> _To be done_
Copy exactly the lines from the line containing "Emit a LaTeX" to the line containing "(\p.south) -- +(0,84);", both lines included, and omit any pictures.
===== Given data =====
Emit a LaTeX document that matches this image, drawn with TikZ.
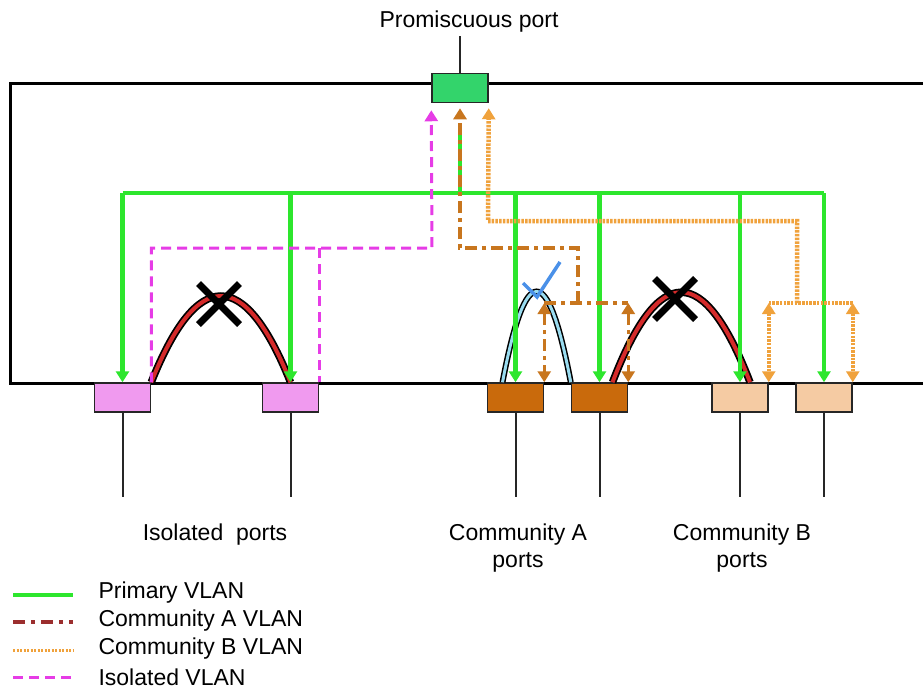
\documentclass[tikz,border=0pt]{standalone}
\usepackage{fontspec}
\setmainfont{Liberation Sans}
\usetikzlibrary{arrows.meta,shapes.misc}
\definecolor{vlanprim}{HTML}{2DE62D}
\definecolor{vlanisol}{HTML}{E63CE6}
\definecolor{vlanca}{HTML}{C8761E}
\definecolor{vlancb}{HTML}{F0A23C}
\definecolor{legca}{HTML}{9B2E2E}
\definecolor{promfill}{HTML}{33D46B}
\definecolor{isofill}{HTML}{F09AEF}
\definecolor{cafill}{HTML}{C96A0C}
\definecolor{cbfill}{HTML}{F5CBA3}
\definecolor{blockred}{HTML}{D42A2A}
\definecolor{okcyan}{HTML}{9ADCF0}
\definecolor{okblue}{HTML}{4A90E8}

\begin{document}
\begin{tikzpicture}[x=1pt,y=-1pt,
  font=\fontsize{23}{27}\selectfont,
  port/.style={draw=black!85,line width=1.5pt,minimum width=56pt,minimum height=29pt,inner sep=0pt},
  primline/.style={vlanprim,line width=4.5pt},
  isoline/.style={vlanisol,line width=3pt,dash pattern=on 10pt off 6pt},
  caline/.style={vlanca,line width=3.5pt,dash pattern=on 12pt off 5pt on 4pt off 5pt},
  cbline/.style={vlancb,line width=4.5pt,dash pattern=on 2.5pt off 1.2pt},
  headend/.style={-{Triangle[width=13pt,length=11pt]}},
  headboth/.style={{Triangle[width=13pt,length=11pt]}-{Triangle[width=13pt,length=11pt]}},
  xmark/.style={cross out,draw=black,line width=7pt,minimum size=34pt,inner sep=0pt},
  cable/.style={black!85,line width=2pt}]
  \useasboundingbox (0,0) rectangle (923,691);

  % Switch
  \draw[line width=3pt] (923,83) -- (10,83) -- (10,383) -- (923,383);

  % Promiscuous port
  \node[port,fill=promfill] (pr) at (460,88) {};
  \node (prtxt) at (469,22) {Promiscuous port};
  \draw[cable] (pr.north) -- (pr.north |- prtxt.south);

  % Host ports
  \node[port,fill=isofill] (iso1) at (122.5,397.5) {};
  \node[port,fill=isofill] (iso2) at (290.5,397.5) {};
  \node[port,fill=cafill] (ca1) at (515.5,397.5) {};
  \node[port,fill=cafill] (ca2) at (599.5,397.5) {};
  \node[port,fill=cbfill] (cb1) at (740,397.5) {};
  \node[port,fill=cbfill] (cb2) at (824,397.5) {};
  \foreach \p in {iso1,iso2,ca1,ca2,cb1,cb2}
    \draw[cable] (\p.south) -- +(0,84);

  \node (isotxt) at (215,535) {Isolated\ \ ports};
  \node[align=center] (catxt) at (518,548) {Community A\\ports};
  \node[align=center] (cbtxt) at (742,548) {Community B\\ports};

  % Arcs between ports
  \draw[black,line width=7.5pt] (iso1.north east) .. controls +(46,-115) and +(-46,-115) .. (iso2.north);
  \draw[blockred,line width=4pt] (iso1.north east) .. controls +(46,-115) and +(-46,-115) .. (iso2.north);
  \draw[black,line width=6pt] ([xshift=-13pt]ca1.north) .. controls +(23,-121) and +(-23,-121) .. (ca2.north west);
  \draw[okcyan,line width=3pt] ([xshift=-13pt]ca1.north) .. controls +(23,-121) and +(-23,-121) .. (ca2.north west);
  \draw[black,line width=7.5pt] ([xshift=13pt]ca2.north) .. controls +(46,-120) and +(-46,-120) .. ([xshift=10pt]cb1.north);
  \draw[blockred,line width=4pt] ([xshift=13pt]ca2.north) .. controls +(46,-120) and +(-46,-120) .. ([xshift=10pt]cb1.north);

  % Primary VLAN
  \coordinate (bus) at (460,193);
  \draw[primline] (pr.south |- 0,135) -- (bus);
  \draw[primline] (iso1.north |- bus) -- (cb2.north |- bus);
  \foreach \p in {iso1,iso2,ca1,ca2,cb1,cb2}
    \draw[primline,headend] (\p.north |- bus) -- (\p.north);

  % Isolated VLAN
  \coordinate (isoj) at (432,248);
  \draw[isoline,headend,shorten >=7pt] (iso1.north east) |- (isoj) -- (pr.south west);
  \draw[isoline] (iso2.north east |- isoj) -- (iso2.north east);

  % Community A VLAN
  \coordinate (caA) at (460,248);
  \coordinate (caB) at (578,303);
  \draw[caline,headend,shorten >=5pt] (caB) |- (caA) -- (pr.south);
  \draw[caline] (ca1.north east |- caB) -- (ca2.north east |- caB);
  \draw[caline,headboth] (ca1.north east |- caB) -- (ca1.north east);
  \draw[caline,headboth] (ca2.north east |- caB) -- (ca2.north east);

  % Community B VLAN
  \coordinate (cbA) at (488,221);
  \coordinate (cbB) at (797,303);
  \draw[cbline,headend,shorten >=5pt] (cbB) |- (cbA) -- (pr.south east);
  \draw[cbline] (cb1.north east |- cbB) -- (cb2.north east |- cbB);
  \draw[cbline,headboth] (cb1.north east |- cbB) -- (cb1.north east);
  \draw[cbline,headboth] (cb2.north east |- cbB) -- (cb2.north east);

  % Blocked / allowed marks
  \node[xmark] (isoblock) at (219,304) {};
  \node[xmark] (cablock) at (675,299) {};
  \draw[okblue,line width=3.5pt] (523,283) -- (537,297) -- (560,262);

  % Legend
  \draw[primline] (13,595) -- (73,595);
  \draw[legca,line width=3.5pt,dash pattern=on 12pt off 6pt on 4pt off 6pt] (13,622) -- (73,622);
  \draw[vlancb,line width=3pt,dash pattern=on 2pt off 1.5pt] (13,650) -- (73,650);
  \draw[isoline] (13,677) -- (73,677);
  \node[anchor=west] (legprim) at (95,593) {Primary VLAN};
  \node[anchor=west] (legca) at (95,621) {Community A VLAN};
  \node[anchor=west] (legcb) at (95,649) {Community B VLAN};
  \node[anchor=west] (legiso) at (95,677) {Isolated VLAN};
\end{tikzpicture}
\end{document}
=====
===== Given data =====
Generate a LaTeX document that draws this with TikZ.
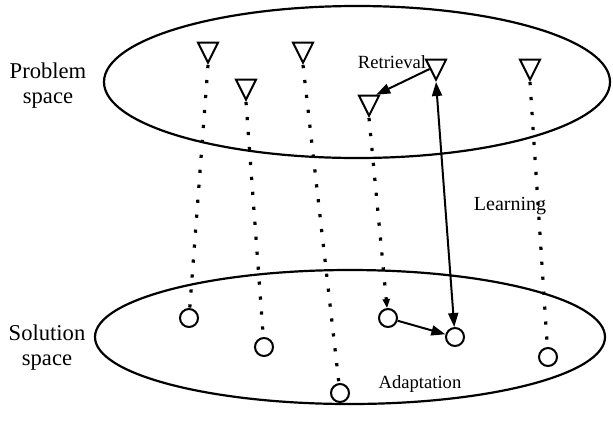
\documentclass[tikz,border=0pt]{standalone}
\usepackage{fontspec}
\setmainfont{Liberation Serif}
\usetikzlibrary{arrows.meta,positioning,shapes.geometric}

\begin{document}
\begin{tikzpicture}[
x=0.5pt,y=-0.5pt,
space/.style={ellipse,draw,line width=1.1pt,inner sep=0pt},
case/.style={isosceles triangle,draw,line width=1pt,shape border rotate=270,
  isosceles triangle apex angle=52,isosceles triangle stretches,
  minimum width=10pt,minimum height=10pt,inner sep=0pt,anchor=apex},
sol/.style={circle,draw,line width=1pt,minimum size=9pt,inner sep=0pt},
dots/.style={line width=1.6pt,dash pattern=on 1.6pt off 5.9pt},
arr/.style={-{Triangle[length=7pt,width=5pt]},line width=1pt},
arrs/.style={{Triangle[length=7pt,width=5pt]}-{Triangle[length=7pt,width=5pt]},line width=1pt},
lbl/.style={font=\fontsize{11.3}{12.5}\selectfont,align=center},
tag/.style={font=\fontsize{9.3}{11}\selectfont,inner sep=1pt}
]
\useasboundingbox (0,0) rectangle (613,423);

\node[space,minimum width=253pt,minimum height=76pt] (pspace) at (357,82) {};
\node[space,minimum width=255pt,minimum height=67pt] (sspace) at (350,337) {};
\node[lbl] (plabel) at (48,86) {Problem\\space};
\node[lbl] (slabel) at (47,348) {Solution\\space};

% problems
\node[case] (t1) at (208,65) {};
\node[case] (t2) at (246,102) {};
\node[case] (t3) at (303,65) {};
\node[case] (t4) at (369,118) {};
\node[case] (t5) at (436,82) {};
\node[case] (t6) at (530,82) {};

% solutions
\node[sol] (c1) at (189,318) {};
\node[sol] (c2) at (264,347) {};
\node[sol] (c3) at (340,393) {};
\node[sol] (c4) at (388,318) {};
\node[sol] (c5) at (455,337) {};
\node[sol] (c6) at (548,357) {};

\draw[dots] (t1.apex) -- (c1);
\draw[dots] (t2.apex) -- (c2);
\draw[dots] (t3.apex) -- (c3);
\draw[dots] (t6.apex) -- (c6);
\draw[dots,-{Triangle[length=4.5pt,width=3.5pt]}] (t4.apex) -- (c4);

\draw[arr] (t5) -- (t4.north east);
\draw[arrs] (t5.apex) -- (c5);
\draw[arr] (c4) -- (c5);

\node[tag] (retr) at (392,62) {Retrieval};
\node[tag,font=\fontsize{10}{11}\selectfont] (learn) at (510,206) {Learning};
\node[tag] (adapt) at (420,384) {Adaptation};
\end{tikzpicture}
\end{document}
=====
> _Final result_
Emit a LaTeX document that matches this image, drawn with TikZ.
\documentclass[tikz,border=0pt]{standalone}
\usepackage{fontspec}
\setmainfont{Liberation Sans}
\usetikzlibrary{arrows.meta,shapes.misc}
\definecolor{vlanprim}{HTML}{2DE62D}
\definecolor{vlanisol}{HTML}{E63CE6}
\definecolor{vlanca}{HTML}{C8761E}
\definecolor{vlancb}{HTML}{F0A23C}
\definecolor{legca}{HTML}{9B2E2E}
\definecolor{promfill}{HTML}{33D46B}
\definecolor{isofill}{HTML}{F09AEF}
\definecolor{cafill}{HTML}{C96A0C}
\definecolor{cbfill}{HTML}{F5CBA3}
\definecolor{blockred}{HTML}{D42A2A}
\definecolor{okcyan}{HTML}{9ADCF0}
\definecolor{okblue}{HTML}{4A90E8}

\begin{document}
\begin{tikzpicture}[x=1pt,y=-1pt,
  font=\fontsize{23}{27}\selectfont,
  port/.style={draw=black!85,line width=1.5pt,minimum width=56pt,minimum height=29pt,inner sep=0pt},
  primline/.style={vlanprim,line width=4.5pt},
  isoline/.style={vlanisol,line width=3pt,dash pattern=on 10pt off 6pt},
  caline/.style={vlanca,line width=3.5pt,dash pattern=on 12pt off 5pt on 4pt off 5pt},
  cbline/.style={vlancb,line width=4.5pt,dash pattern=on 2.5pt off 1.2pt},
  headend/.style={-{Triangle[width=13pt,length=11pt]}},
  headboth/.style={{Triangle[width=13pt,length=11pt]}-{Triangle[width=13pt,length=11pt]}},
  xmark/.style={cross out,draw=black,line width=7pt,minimum size=34pt,inner sep=0pt},
  cable/.style={black!85,line width=2pt}]
  \useasboundingbox (0,0) rectangle (923,691);

  % Switch
  \draw[line width=3pt] (923,83) -- (10,83) -- (10,383) -- (923,383);

  % Promiscuous port
  \node[port,fill=promfill] (pr) at (460,88) {};
  \node (prtxt) at (469,22) {Promiscuous port};
  \draw[cable] (pr.north) -- (pr.north |- prtxt.south);

  % Host ports
  \node[port,fill=isofill] (iso1) at (122.5,397.5) {};
  \node[port,fill=isofill] (iso2) at (290.5,397.5) {};
  \node[port,fill=cafill] (ca1) at (515.5,397.5) {};
  \node[port,fill=cafill] (ca2) at (599.5,397.5) {};
  \node[port,fill=cbfill] (cb1) at (740,397.5) {};
  \node[port,fill=cbfill] (cb2) at (824,397.5) {};
  \foreach \p in {iso1,iso2,ca1,ca2,cb1,cb2}
    \draw[cable] (\p.south) -- +(0,84);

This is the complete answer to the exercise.